Picture by Everyday Astronaut.  Each of the side boosters on the Falcon Heavy in the middle is a slightly modified Falcon 9.  The little stub on the left is the New Shepard.  There will be a three stage version of the New Glenn, and while larger than the two stage version shown, it's still smaller than a Saturn V at 365' tall.  The Starship on its Super Heavy booster will be bigger than a Saturn V. 

The New Glenn is meant to be reusable (they claim 100 times) and it will feature the methane-oxygen version of the BE-4 engine, which will also power ULA’s new Vulcan rocket.  The two stage version is a large-diameter, 82-meter (270 feet) tall rocket with the capacity to lift 45 metric tons (100,000 lbs) to low Earth orbit and an impressive 13 metric tons to geostationary transfer orbit.  Teslarati reports both the engine and the New Glenn appear to be in the throes of technical difficulties and delays.  During Blue Origin’s 52 minute New Shepard Flight 13 (NS-13) webcast, the company didn’t mention either New Glenn or the new BE-4 engine once.

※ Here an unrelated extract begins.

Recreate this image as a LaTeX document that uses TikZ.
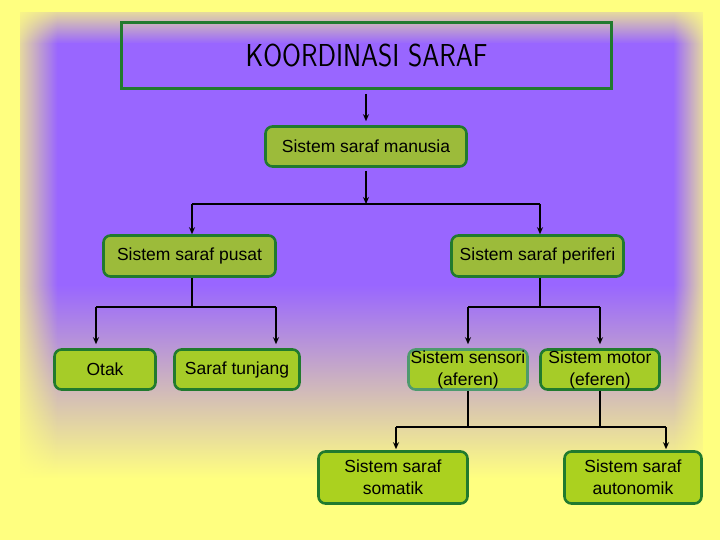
\documentclass[tikz,border=0pt]{standalone}
\usepackage{fontspec}
\usepackage{graphicx}
\setmainfont{Liberation Sans}
\usetikzlibrary{arrows.meta,fadings}
\definecolor{bgpurple}{HTML}{9966FF}
\definecolor{bgyellow}{HTML}{FFFF80}
\definecolor{bgreen}{HTML}{217A2E}
\definecolor{sgreen}{HTML}{4E9A6E}
\definecolor{olivea}{HTML}{9CBB3A}
\definecolor{oliveb}{HTML}{A6CC28}
\definecolor{olivec}{HTML}{ABD11F}
\tikzfading[name=fadeLR, left color=transparent!0, right color=transparent!100]
\tikzfading[name=fadeRL, left color=transparent!100, right color=transparent!0]
\tikzfading[name=fadeTB, top color=transparent!0, bottom color=transparent!100]
\tikzset{
  ubox/.style={draw=bgreen, line width=2.6pt, rounded corners=7pt, fill=olivea,
    inner sep=0pt, align=center, text=black, font=\fontsize{17.5}{22}\selectfont},
  lbox/.style={ubox, fill=oliveb},
  bbox/.style={ubox, fill=olivec},
  titlebox/.style={draw=bgreen, line width=3pt, inner sep=0pt},
  arr/.style={line width=1.4pt, -{Stealth[length=7pt,width=6pt]}},
  ln/.style={line width=1.4pt},
}
\begin{document}
\begin{tikzpicture}[x=1pt,y=-1pt]
\useasboundingbox (0,0) rectangle (720,540);
% background
\fill[bgyellow] (0,0) rectangle (720,540);
\fill[bgpurple] (0,0) rectangle (720,285);
\shade[top color=bgpurple, bottom color=bgyellow] (0,285) rectangle (720,478);
\fill[bgyellow] (0,0) rectangle (720,12);
\fill[bgyellow, path fading=fadeTB] (0,1.5) rectangle (720,43.5);
\fill[bgyellow] (0,0) rectangle (20,540);
\fill[bgyellow, path fading=fadeLR] (7.5,0) rectangle (57.5,540);
\fill[bgyellow] (703,0) rectangle (720,540);
\fill[bgyellow, path fading=fadeRL] (673,0) rectangle (713,540);
% nodes
\node[titlebox, minimum width=490, minimum height=66] (title) at (366.5,55.5)
  {\scalebox{0.86}[1]{\fontsize{31.7}{36}\sffamily KOORDINASI SARAF}};
\node[ubox, minimum width=201, minimum height=40] (manusia) at (366,146.5) {Sistem saraf manusia};
\node[ubox, minimum width=172, minimum height=41] (pusat) at (189.5,256) {Sistem saraf pusat};
\node[ubox, minimum width=172, minimum height=41] (periferi) at (537.5,256) {Sistem saraf periferi};
\node[lbox, minimum width=101, minimum height=40] (otak) at (105,369.5) {Otak};
\node[lbox, minimum width=125, minimum height=40] (tunjang) at (237,369.5) {Saraf tunjang};
\node[lbox, draw=sgreen, minimum width=119, minimum height=40] (sensori) at (468,369.5) {Sistem sensori\\(aferen)};
\node[lbox, minimum width=119, minimum height=40] (motor) at (600,369.5) {Sistem motor\\(eferen)};
\node[bbox, minimum width=149, minimum height=52] (somatik) at (393,477.5) {Sistem saraf\\somatik};
\node[bbox, minimum width=137, minimum height=52] (autonomik) at (633,477.5) {Sistem saraf\\autonomik};
% connectors
\draw[arr, shorten <=4pt, shorten >=4pt] (manusia.north |- title.south) -- (manusia.north);
\coordinate (j0) at (366,204);
\coordinate (j0l) at (192,204);
\coordinate (j0r) at (540,204);
\draw[arr, shorten <=3pt] (manusia.south) -- (j0);
\draw[ln] (j0l) -- (j0r);
\draw[arr] (j0l) -- (j0l |- pusat.north);
\draw[arr] (j0r) -- (j0r |- periferi.north);
\coordinate (j1) at (192,307);
\coordinate (j1l) at (96,307);
\coordinate (j1r) at (276,307);
\draw[ln] (j1 |- pusat.south) -- (j1);
\draw[ln] (j1l) -- (j1r);
\draw[arr, shorten >=4pt] (j1l) -- (j1l |- otak.north);
\draw[arr, shorten >=4pt] (j1r) -- (j1r |- tunjang.north);
\coordinate (j2) at (540,307);
\coordinate (j2l) at (468,307);
\coordinate (j2r) at (600,307);
\draw[ln] (j2 |- periferi.south) -- (j2);
\draw[ln] (j2l) -- (j2r);
\draw[arr, shorten >=4pt] (j2l) -- (sensori.north);
\draw[arr, shorten >=4pt] (j2r) -- (motor.north);
\coordinate (j3l) at (396,427);
\coordinate (j3r) at (666,427);
\draw[ln] (sensori.south) -- (sensori.south |- j3l);
\draw[ln] (motor.south) -- (motor.south |- j3l);
\draw[ln] (j3l) -- (j3r);
\draw[arr, shorten >=1pt] (j3l) -- (j3l |- somatik.north);
\draw[arr, shorten >=1pt] (j3r) -- (j3r |- autonomik.north);
\end{tikzpicture}
\end{document}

  1. Why does this seem underwhelming in comparison to SpaceX? It seems like it's slower. That's not always bad, but it seems like Elon is much farther ahead in most tech. Wondering what New Glenn gives that can't already be done with SpaceX tech.

    Huh, why does my Amazon Echo keep repeating, "traitor to Bezos, you will be expelled from the body"?

    1. Why does this seem underwhelming in comparison to SpaceX?

      It's a suborbital flight. Blue Origin hasn't made orbit once, yet.

      It seems like it's slower. That's not always bad, but it seems like Elon is much farther ahead in most tech. Wondering what New Glenn gives that can't already be done with SpaceX tech.

      It is slower. Much slower. In the ten months it has taken Blue Origin to complete two suborbital launches of the same New Shepard 3 booster, SpaceX has completed 18 Falcon 9 launches, orbited more than 600 self-built Starlink satellites, become the first private company in history to launch astronauts into orbit, landed a booster after a satellite launch for the US military, beat NASA’s Space Shuttle to make Falcon 9 the world’s most rapidly reusable rocket, completed six orbital launches with the same Falcon booster, performed two successful Starship hop tests, crushed a decades-old world record with a Raptor engine, and lots more.

      I don't know of anything Blue Origin is offering that comes close. It's like SpaceX and then everybody else. Blue Origin is in the back of the crowd, behind Rocket Lab out of New Zealand. They launch small satellites, but they're putting stuff in orbit all the time.

  2. "It is slower". Speed costs money, how fast can you afford to go? Blue Origin is doing similar things with their own designs. Monoculture works great, until something changes.

    1. Like everything, it's a trade. Going fast costs money if you go too fast and do wasteful things. Going too slow costs money if people aren't being efficient; the other kind of wasteful.

      I don't mean to degrade Blue Origin; the more private space companies the better. I've always said that if NASA has a role, it's to develop things that are so leading edge that a private company would never do them. High risk, high payoff. I'm not sure that role exists anymore, except possibly putting up deep space robotic probes for fundamental research on other planets. Maybe researching nuclear impulse engines or other exotic technologies?

      Today, NASA announced contract awards for in-space refueling. Lockheed Martin got $89.7 million, United Launch Alliance got $86.2 million, and SpaceX got $53.2 million. SpaceX has funded Starship development out of pocket. That's probably the reason for the 40% smaller award to SpaceX.